It’s safe to say that the late Steve Jobs revolutionized computing along with the business of making, selling and shipping computers.
Jobs was the mastermind behind revolutionary technology products just as the technology age we are currently living in got its start.
It is almost like the old chicken and egg question because it’s difficult to imagine where IT outsourcing and supply chains would be today and how productive we would all be at our jobs without Jobs’ ideas, innovations and massive influence.
One of Apple’s earliest catch-phrases was that it made a computer “for the rest of us.” For those of us who can remember the first MacIntosh – it was a small, almost nondescript machine that suddenly opened a universe of possibility on a small desktop because it was easy to understand and use by the “rest of us.” You did not have to be a computer whiz or master arcane programming languages and operating systems like Cobol or DOS to work effectively on a computer. He made computers personal.

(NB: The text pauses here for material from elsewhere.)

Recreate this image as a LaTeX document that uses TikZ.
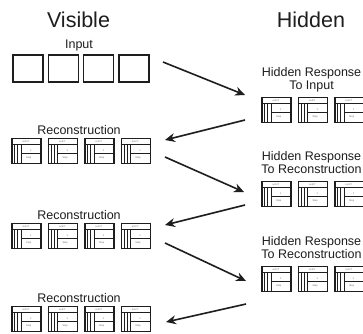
\documentclass[tikz,border=0pt]{standalone}
\usepackage{fontspec}
\setmainfont{Liberation Sans}
\usetikzlibrary{arrows.meta,positioning,calc}

\definecolor{ink}{HTML}{1E1E1E}
\definecolor{faint}{HTML}{6A6A6A}

\begin{document}
\begin{tikzpicture}[x=1pt, y=-1pt,
    heading/.style={font=\fontsize{21.5}{21.5}\selectfont, text=ink},
    caption/.style={font=\fontsize{12.5}{13}\selectfont, align=center, text=ink, inner sep=0pt},
    cell/.style={draw=ink, line width=1.3pt, minimum width=30pt, minimum height=27pt, inner sep=0pt},
    frame/.style={draw=ink, line width=1.4pt, minimum width=29pt, minimum height=25pt, inner sep=0pt},
    tiny/.style={font=\fontsize{2.5}{2.5}\selectfont, text=faint, inner sep=0pt},
    arrow/.style={-{Stealth[length=10pt, width=9pt]}, line width=1.6pt, draw=ink}
  ]
    \fill[white] (0,0) rectangle (363,333);
    \useasboundingbox (0,0) rectangle (363,333);

    \node[heading] (vis) at (78.5,20) {Visible};
    \node[heading] (hid) at (311,20) {Hidden};

    % visible side
    \node[caption] (inlbl) at (79,45) {Input};
    \node[cell] (in1) at (28,68.5) {};
    \node[cell, right=4pt of in1] (in2) {};
    \node[cell, right=4pt of in2] (in3) {};
    \node[cell, right=4pt of in3] (in4) {};

    \node[caption] (rec1lbl) at (79,130) {Reconstruction};
    \node[frame] (r1a) at (26.5,151) {};
    \node[frame, right=6pt of r1a] (r1b) {};
    \node[frame, right=6pt of r1b] (r1c) {};
    \node[frame, right=6pt of r1c] (r1d) {};

    \node[caption] (rec2lbl) at (79,215) {Reconstruction};
    \node[frame] (r2a) at (26.5,236) {};
    \node[frame, right=6pt of r2a] (r2b) {};
    \node[frame, right=6pt of r2b] (r2c) {};
    \node[frame, right=6pt of r2c] (r2d) {};

    \node[caption] (rec3lbl) at (79,298) {Reconstruction};
    \node[frame] (r3a) at (26.5,319) {};
    \node[frame, right=6pt of r3a] (r3b) {};
    \node[frame, right=6pt of r3b] (r3c) {};
    \node[frame, right=6pt of r3c] (r3d) {};

    % hidden side
    \node[caption] (hid1lbl) at (311.5,80) {Hidden Response\\To Input};
    \node[frame] (h1a) at (276.5,110) {};
    \node[frame, right=6pt of h1a] (h1b) {};
    \node[frame, right=6pt of h1b] (h1c) {};

    \node[caption] (hid2lbl) at (311.5,163) {Hidden Response\\To Reconstruction};
    \node[frame] (h2a) at (276.5,194) {};
    \node[frame, right=6pt of h2a] (h2b) {};
    \node[frame, right=6pt of h2b] (h2c) {};

    \node[caption] (hid3lbl) at (311.5,248) {Hidden Response\\To Reconstruction};
    \node[frame] (h3a) at (276.5,279) {};
    \node[frame, right=6pt of h3a] (h3b) {};
    \node[frame, right=6pt of h3b] (h3c) {};

    % inner ruling of every small frame
    \foreach \b in {r1a,r1b,r1c,r1d,r2a,r2b,r2c,r2d,r3a,r3b,r3c,r3d,h1a,h1b,h1c,h2a,h2b,h2c,h3a,h3b,h3c} {
      \begin{scope}[shift={(\b.north west)}]
        \draw[ink, line width=0.9pt] (0,7) -- (29,7)
          (3.5,7) -- (3.5,25) (6.5,7) -- (6.5,25) (10,7) -- (10,25)
          (10,15.5) -- (29,15.5);
        \node[tiny] at (14.5,3.8) {a+b=f};
        \node[tiny] at (19.5,12.5) {1};
        \node[tiny] at (17.5,20) {Step};
      \end{scope}
    }

    % arrow ends
    \coordinate (a1s) at (163,62);  \coordinate (a1e) at (245,95);
    \coordinate (a2s) at (245,120); \coordinate (a2e) at (165,140);
    \coordinate (a3s) at (165,157); \coordinate (a3e) at (244,192);
    \coordinate (a4s) at (245,205); \coordinate (a4e) at (165,225);
    \coordinate (a5s) at (165,243); \coordinate (a5e) at (246,281);
    \coordinate (a6s) at (246,304); \coordinate (a6e) at (166,322);

    \draw[arrow] (a1s) -- (a1e);
    \draw[arrow] (a2s) -- (a2e);
    \draw[arrow] (a3s) -- (a3e);
    \draw[arrow] (a4s) -- (a4e);
    \draw[arrow] (a5s) -- (a5e);
    \draw[arrow] (a6s) -- (a6e);
\end{tikzpicture}
\end{document}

While Jobs was not famed for his collaborative traits, which are a hallmark of Vested Outsourcing, he did bring some Vested ideals to the table including: innovation, flexibility, teamwork, communication and running the business with vision, foresight and insight.
The thing I like about Jobs is that he had vision and wanted to make that vision real while sharing it with the rest of the world.
When the first Mac was released in 1984, Jobs said, “We’re gambling on our vision, and we would rather do that than make ‘me too’ products. Let some other companies do that. For us it’s always the next dream.”
Here are few other pertinent and resonant words to consider from the wisdom of Steve Jobs:
– When he was recruiting John Sculley, then president of PepsiCo, to Apple, Jobs asked: “Do you want to spend the rest of life selling sugared water or do you want a chance to change the world?”
– “You can’t just ask customers what they want and then try to give it to them. By the time you get it built, they’ll want something new.”
– “Innovation has nothing to do with how many R&D dollars you have. When Apple came up with the Mac, IBM was spending at least 100 times more on R&D. It’s not about money. It’s about the people you have, how you’re led, and how much you get it.”
– “You have to trust in something – your gut, destiny, life karma, whatever. This approach has never let me down and it has made all the difference in my life.”
– “Your time is limited, so don’t waste it living someone else’s life. Don’t be trapped by dogma – which is living with the results of other people’s thinking. Don’t let the noise of others’ opinions drown out your own inner voice.”
– “Most important, have the courage to follow your heart and intuition.”
– “You can’t connect the dots looking forward; you can only connect them looking backwards. So you have to trust that the dots will somehow connect in the future.”
Many of those quotes came from Jobs’ 2005 Stanford University commencement speech, which is well worth a listen.
Connecting the dots, courage, innovation, trust and breaking away from dogma – fine qualities to implement in life and in business.